╭─ Information provided

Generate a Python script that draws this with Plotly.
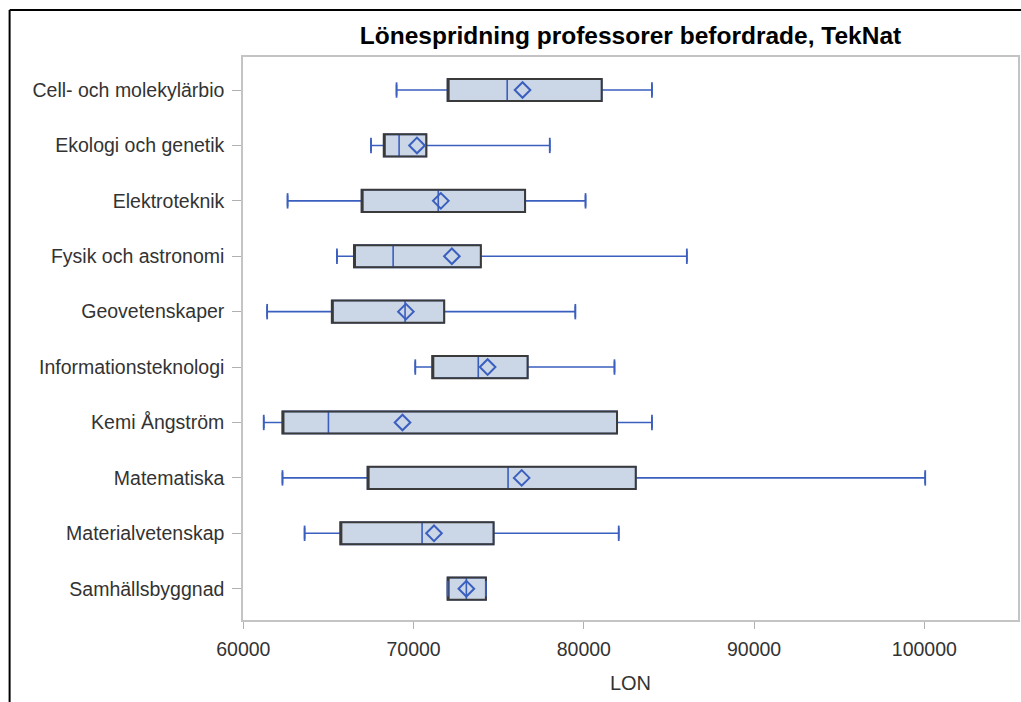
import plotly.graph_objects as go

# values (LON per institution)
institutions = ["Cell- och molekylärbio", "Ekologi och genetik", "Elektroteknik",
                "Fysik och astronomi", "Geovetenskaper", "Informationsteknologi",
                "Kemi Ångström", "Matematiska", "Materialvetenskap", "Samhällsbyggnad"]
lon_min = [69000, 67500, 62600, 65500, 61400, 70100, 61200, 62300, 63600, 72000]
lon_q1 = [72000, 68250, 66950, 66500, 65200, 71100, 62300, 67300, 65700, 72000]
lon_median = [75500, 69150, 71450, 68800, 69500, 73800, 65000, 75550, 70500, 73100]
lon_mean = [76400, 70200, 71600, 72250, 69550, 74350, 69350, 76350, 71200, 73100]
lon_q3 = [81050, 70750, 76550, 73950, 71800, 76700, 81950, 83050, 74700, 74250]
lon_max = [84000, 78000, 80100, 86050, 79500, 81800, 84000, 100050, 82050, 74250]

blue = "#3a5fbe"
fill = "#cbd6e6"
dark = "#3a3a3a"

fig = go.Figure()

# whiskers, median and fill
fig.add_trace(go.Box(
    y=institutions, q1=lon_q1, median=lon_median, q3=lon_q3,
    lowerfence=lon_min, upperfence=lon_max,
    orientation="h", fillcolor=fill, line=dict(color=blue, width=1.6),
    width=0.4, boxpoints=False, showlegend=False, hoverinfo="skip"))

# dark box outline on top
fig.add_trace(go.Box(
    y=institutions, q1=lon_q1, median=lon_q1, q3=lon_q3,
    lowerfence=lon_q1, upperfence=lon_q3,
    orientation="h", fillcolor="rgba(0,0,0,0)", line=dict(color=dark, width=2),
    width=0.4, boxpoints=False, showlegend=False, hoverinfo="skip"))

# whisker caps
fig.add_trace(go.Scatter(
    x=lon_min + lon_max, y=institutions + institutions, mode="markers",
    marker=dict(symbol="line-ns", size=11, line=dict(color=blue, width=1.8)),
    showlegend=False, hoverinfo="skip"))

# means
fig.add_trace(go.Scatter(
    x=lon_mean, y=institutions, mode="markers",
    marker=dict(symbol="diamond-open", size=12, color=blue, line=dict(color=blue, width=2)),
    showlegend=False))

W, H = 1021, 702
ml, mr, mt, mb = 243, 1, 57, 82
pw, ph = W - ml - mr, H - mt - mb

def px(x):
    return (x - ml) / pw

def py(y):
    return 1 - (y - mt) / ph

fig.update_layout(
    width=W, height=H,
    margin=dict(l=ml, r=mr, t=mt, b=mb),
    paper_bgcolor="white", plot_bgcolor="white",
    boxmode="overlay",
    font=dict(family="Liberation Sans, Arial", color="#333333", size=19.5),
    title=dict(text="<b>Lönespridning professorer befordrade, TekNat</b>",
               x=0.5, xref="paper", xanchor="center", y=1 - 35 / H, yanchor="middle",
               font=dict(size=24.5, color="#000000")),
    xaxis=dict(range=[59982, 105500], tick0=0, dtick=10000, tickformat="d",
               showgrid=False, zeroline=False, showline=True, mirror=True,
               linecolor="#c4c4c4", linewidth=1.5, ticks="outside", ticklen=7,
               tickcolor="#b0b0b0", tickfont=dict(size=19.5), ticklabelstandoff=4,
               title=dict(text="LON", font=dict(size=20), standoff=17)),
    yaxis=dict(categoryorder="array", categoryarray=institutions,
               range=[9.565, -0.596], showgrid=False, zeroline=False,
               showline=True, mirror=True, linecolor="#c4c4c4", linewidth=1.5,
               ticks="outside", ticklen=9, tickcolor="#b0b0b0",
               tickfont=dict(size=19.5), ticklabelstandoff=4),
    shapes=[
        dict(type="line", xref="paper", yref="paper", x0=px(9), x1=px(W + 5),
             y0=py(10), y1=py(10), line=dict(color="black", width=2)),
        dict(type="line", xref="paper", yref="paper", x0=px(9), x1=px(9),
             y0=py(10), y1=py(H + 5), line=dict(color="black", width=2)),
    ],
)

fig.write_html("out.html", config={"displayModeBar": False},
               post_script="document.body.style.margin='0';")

╰─

**Your goal**
Reproduce the data above word for word from its first line through the line that holds "import plotly.graph_objects as go", both ends included; skip pictures.

**Answer below**
Generate a Python script that draws this with Plotly.
import plotly.graph_objects as go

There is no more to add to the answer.